Chaperone mediated autophagy and T cell function

Abstract

Abstract Autophagy is a cellular quality control mechanism that degrades and recycles cellular components in the lysosome to maintain cellular homeostasis and to regulates protein levels in response to stimuli. Chaperone mediated autophagy (CMA) is a selective form of autophagy that targets soluble cytoplasmic proteins for degradation. In CMA, the chaperone Hsc70 recognizes and binds a CMA-targeting motif in the substrate and brings it to the LAMP-2A receptor on the lysosomal membrane. The receptor multimerizes and the substrate translocates into the lysosome to be degraded. We have previously reported that CMA is upregulated in activated CD4+ T cells, where it is required to support proliferation and cytokine production. However, the signaling pathways that regulate CMA activity during the immune response and cell type-specific functions of CMA are not fully characterized.

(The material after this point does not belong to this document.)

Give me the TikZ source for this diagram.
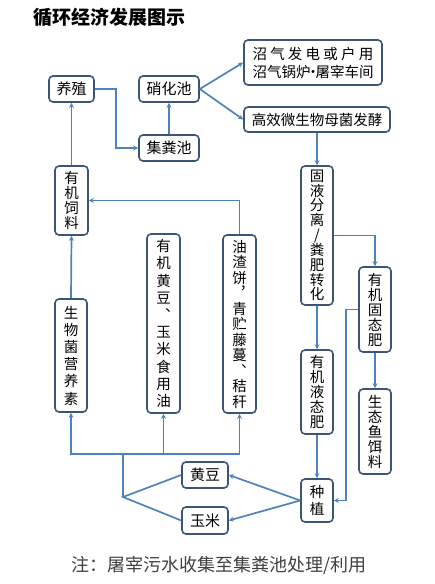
\documentclass[tikz,border=0pt]{standalone}
\usepackage{fontspec}
\setmainfont{Noto Sans CJK SC}
\usetikzlibrary{arrows.meta,calc}
\definecolor{cLine}{HTML}{4F81BD}
\definecolor{cBox}{HTML}{3A5577}
\tikzset{
  box/.style={draw=cBox,line width=1.6pt,rounded corners=4pt,fill=white,inner sep=0pt,align=center,font=\fontsize{15}{17}\selectfont},
  vbox/.style={box,font=\fontsize{14.5}{#1}\selectfont},
  vbox/.default=15,
  lnk/.style={cLine,line width=1.7pt},
  arr/.style={lnk,-{Stealth[length=5pt,width=5pt]}},
}

\begin{document}
\begin{tikzpicture}[x=1pt,y=-1pt]
  \useasboundingbox (0,0) rectangle (435,584);
  % title and note
  \node[anchor=west,font=\fontsize{19}{21}\selectfont\bfseries] (title) at (30,17) {循环经济发展图示};
  \node[font=\fontsize{18}{20}\selectfont,black!75] (note) at (219,565) {注：屠宰污水收集至集粪池处理/利用};
  % top row
  \node[box,minimum width=45pt,minimum height=26pt] (yz) at (71.5,89) {养殖};
  \node[box,minimum width=60pt,minimum height=26pt] (xhc) at (169,89) {硝化池};
  \node[box,minimum width=60pt,minimum height=26pt] (jfc) at (169,148) {集粪池};
  \node[box,minimum width=138pt,minimum height=45pt,font=\fontsize{14.5}{18}\selectfont] (zq) at (313,62.5)
    {\makebox[121pt]{沼\hfill 气\hfill 发\hfill 电\hfill 或\hfill 户\hfill 用}\\沼气锅炉\makebox[5pt]{·}屠宰车间};
  \node[box,minimum width=146pt,minimum height=25pt,font=\fontsize{14.5}{17}\selectfont] (gx) at (317,119.5) {高效微生物母菌发酵};
  % left columns
  \node[vbox,minimum width=33pt,minimum height=69pt] (slf) at (71.5,200.5) {有\\机\\饲\\料};
  \node[vbox=17.2,minimum width=32pt,minimum height=113pt] (swj) at (71,355.5) {生\\物\\菌\\营\\养\\素};
  \node[vbox=17.2,minimum width=33pt,minimum height=179pt] (hd) at (163.5,323.5) {有\\机\\黄\\豆\\︑\\玉\\米\\食\\用\\油};
  \node[vbox=15.5,minimum width=33pt,minimum height=178pt] (yzb) at (239.5,324) {油\\渣\\饼\\︐\\青\\贮\\藤\\蔓\\︑\\秸\\秆};
  % right columns
  \node[vbox=14.6,minimum width=32pt,minimum height=139pt] (gy) at (317,235.5) {固\\液\\分\\离\\/\\粪\\肥\\转\\化};
  \node[vbox,minimum width=32pt,minimum height=85pt] (gtf) at (375,309.5) {有\\机\\固\\态\\肥};
  \node[vbox,minimum width=32pt,minimum height=84pt] (ytf) at (317,392) {有\\机\\液\\态\\肥};
  \node[vbox,minimum width=32pt,minimum height=85pt] (syl) at (375,431.5) {生\\态\\鱼\\饵\\料};
  \node[vbox=17,minimum width=32pt,minimum height=43pt] (zz) at (317,500.5) {种\\植};
  % crops
  \node[box,minimum width=46pt,minimum height=26pt] (huang) at (205,475) {黄豆};
  \node[box,minimum width=46pt,minimum height=27pt] (ym) at (205,520.5) {玉米};
  % connectors, upper part
  \coordinate (k1) at (116,89);
  \draw[arr] (yz.east) -- (k1) |- (jfc.west);
  \draw[arr] (jfc.north) -- (xhc.south);
  \draw[arr] (xhc.east) -- (zq.west);
  \draw[arr] (xhc.east) -- (gx.west);
  \draw[arr] (gx.south) -- (gy.north);
  \draw[arr] (gy.east) -| (gtf.north);
  \draw[arr] (gy.south) -- (ytf.north);
  \draw[arr] (gtf.south) -- (syl.north);
  \draw[arr] (ytf.south) -- (zz.north);
  \coordinate (k2) at (346,309.5);
  \draw[arr] (gtf.west) -- (k2) |- (zz.east);
  % connectors, crops
  \draw[arr] (zz.west) -- (huang.east);
  \draw[arr] (zz.west) -- (ym.east);
  \coordinate (k3) at (123,497);
  \coordinate (k4) at (123,454);
  \draw[lnk] (huang.west) -- (k3) -- (ym.west);
  \draw[lnk] (k3) -- (k4);
  \draw[arr] (k4) -| (swj.south);
  \draw[arr] (k4) -| (hd.south);
  \draw[arr] (k4) -| (yzb.south);
  % connectors, feed
  \draw[arr] (swj.north) -- (slf.south);
  \draw[arr] (slf.north) -- (yz.south);
  \draw[arr] (yzb.north) |- (slf.east);
\end{tikzpicture}
\end{document}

We have found that retinoic acid receptor alpha (RARα) signaling inhibits CMA, and that modulation of RARα signaling with chemically modified retinoic acid derivatives leads to CMA activation. We have used these novel CMA activators to identify target genes involved in the regulation of CMA in T cells. Furthermore, our data supports that LAMP-2A expression and CMA activity are down-regulated in aged T cells, which correlates with the age-associated decreases in T cell function. Interestingly, genetic restoration of LAMP-2A expression in aged cells enhances T cell responses. Therefore, we have explored how CMA activating compounds may restore CMA activity in aged T cells boosting T cell function.